The Associated Press (via Yahoo! News) reports the Patient Protection and Affordable Care Act’s (PPACA) Interim High Risk Pool designed to cover people in the individual health insurance market with pre-existing medical conditions isn’t getting much interest. In several large states including California, there have been less than 500 applicants for Pre-Existing Condition Insurance Plans (PCIP) since coverage became available around July 1. Under the PPACA, the coverage is intended to serve as a stopgap until insurers and health plans must accept all applicants starting Jan. 1, 2014.
Sabrina Corlette, a Georgetown University research professor, told the AP the premiums are being set too high with the exception of Pennsylvania. That state charges a flat $283.20 (plus additional co-pays and coinsurance) monthly premium for its PA Fair Care PCIP regardless of the age of the applicant. Keystone State officials opted to use this form of rating — known as community-based rating contemplated under U.S. Health and Human Service Department regulations governing PCIPs — versus age-based rating employed by most other state PCIPs. “While other states have reported their high-risk plan applications are trickling in, Pennsylvania’s response to PA Fair Care has been brisk,” the Pennsylvania Department of Insurance announced in a September 30 news release. The news release notes the program is initially capped at 3,500 enrollees with enrollment on a first-come, first-served basis.
Since premiums in the individual market for those without pre-existing conditions have gone up around 20 percent this year, it’s not surprising that age-based rates in state PCIPs for those who do have pre-existing medical conditions are substantially higher than Pennsylvania’s. “I think there’s some sticker shock going on,” Corlette told the AP.

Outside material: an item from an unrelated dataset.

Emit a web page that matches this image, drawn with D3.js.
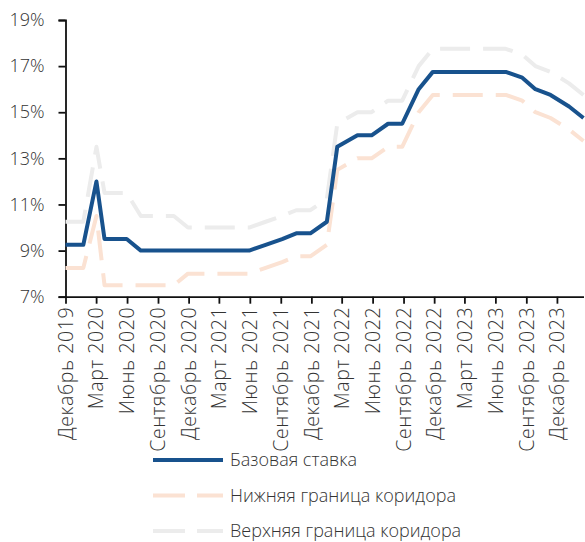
<!DOCTYPE html>
<html>
<head>
<meta charset="utf-8">
<script src="https://cdn.jsdelivr.net/npm/d3@7"></script>
<style>
  body { margin: 0; background: #fff; }
  svg text { font-family: 'Open Sans', 'Noto Sans', sans-serif; font-weight: 300; fill: #333; }
</style>
</head>
<body>
<svg id="chart"></svg>
<script>
var width = 585;
var height = 542;
var margin = { top: 20, left: 65.5, right: 1.5, bottom: 245.3 };

// decision dates
var dates = ['2019-12-09', '2020-01-31', '2020-03-10', '2020-04-03', '2020-06-08', '2020-07-20',
  '2020-09-07', '2020-10-26', '2020-12-07', '2021-01-25', '2021-03-09', '2021-04-26', '2021-06-07',
  '2021-07-26', '2021-09-13', '2021-10-25', '2021-12-06', '2022-01-24', '2022-02-24', '2022-04-25',
  '2022-06-06', '2022-07-25', '2022-09-05', '2022-10-24', '2022-12-05', '2023-01-23', '2023-03-06',
  '2023-04-17', '2023-06-05', '2023-07-10', '2023-08-28', '2023-10-06', '2023-11-20', '2024-01-14',
  '2024-02-26'];
var baseRate = [9.25, 9.25, 12, 9.5, 9.5, 9, 9, 9, 9, 9, 9, 9, 9, 9.25, 9.5, 9.75, 9.75, 10.25, 13.5, 14,
  14, 14.5, 14.5, 16, 16.75, 16.75, 16.75, 16.75, 16.75, 16.75, 16.5, 16, 15.75, 15.25, 14.75];
var lowerBound = [8.25, 8.25, 10.5, 7.5, 7.5, 7.5, 7.5, 7.5, 8, 8, 8, 8, 8, 8.25, 8.5, 8.75, 8.75, 9.25, 12.5, 13,
  13, 13.5, 13.5, 15, 15.75, 15.75, 15.75, 15.75, 15.75, 15.75, 15.5, 15, 14.75, 14.25, 13.75];
var upperBound = [10.25, 10.25, 13.5, 11.5, 11.5, 10.5, 10.5, 10.5, 10, 10, 10, 10, 10, 10.25, 10.5, 10.75, 10.75, 11.25, 14.5, 15,
  15, 15.5, 15.5, 17, 17.75, 17.75, 17.75, 17.75, 17.75, 17.75, 17.5, 17, 16.75, 16.25, 15.75];
var yTicks = [7, 9, 11, 13, 15, 17, 19];
var xTickLabels = ['Декабрь 2019', 'Март 2020', 'Июнь 2020', 'Сентябрь 2020', 'Декабрь 2020',
  'Март 2021', 'Июнь 2021', 'Сентябрь 2021', 'Декабрь 2021', 'Март 2022', 'Июнь 2022',
  'Сентябрь 2022', 'Декабрь 2022', 'Март 2023', 'Июнь 2023', 'Сентябрь 2023', 'Декабрь 2023'];
var seriesNames = ['Базовая ставка', 'Нижняя граница коридора', 'Верхняя граница коридора'];
var seriesColors = ['#18528d', '#fbe2d3', '#ececec'];

var parse = d3.timeParse('%Y-%m-%d');
var times = dates.map(parse);
var series = [baseRate, lowerBound, upperBound].map(function(vals, i) {
  return {
    name: seriesNames[i],
    color: seriesColors[i],
    dashed: i > 0,
    points: vals.map(function(v, j) { return { time: times[j], value: v }; })
  };
});

var svg = d3.select('#chart').attr('width', width).attr('height', height);

var x = d3.scaleTime()
  .domain([times[0], times[times.length - 1]])
  .range([margin.left, width - margin.right]);
var y = d3.scaleLinear()
  .domain([7, 19])
  .range([height - margin.bottom, margin.top]);

var tickTimes = xTickLabels.map(function(d, i) { return d3.timeMonth.offset(times[0], i * 3); });

// y axis
var yAxis = svg.append('g')
  .attr('transform', 'translate(' + margin.left + ',0)')
  .call(d3.axisLeft(y).tickValues(yTicks).tickSize(7).tickPadding(14)
    .tickFormat(function(d) { return d + '%'; }));
yAxis.selectAll('text').style('font-size', '18px');

// lines: upper, lower first, base on top
var line = d3.line()
  .x(function(d) { return x(d.time); })
  .y(function(d) { return y(d.value); });

svg.selectAll('.series')
  .data(series.slice().reverse())
  .enter()
  .append('path')
  .classed('series', true)
  .attr('d', function(d) { return line(d.points); })
  .attr('fill', 'none')
  .attr('stroke', function(d) { return d.color; })
  .attr('stroke-width', 4)
  .attr('stroke-linejoin', 'round')
  .attr('stroke-dasharray', function(d) { return d.dashed ? '30,13' : null; });

// x axis
var xAxis = svg.append('g')
  .attr('transform', 'translate(0,' + y(7) + ')')
  .call(d3.axisBottom(x).tickValues(tickTimes).tickSize(7).tickSizeOuter(0)
    .tickFormat(function(d, i) { return xTickLabels[i]; }));
xAxis.selectAll('text')
  .style('font-size', '19.5px')
  .style('letter-spacing', '0.6px')
  .style('text-anchor', 'end')
  .attr('transform', 'rotate(-90)')
  .attr('x', -10)
  .attr('y', 0)
  .attr('dy', '0.35em');

svg.selectAll('.domain, .tick line')
  .attr('stroke', '#111')
  .attr('stroke-width', 1.8);

// legend
var legend = svg.append('g').selectAll('.legend-item')
  .data(series)
  .enter()
  .append('g')
  .classed('legend-item', true)
  .attr('transform', function(d, i) { return 'translate(153,' + (460 + i * 35.5) + ')'; });
legend.append('line')
  .attr('x1', 0)
  .attr('x2', 70)
  .attr('stroke', function(d) { return d.color; })
  .attr('stroke-width', 4)
  .attr('stroke-dasharray', function(d) { return d.dashed ? '32,12' : null; });
legend.append('text')
  .attr('x', 77)
  .attr('dy', '0.35em')
  .style('font-size', '18px')
  .text(function(d) { return d.name; });
</script>
</body>
</html>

Likely heightening that shock is people’s constrained finances in the current troubled economy. Other observers blame tepid initial enrollments in state PCIPs on the PPACA’s requirement high risk pool applicants be medically uninsured for at least six months. That’s more likely to describe people in their 20s and 30s who tend to have fewer pre-existing conditions than the middle-aged. Self-employed individuals in their 40s and 50s with pre-existing medical conditions aren’t as likely to go bare for such a long period and are more inclined to seek coverage than so-called “young invincibles.”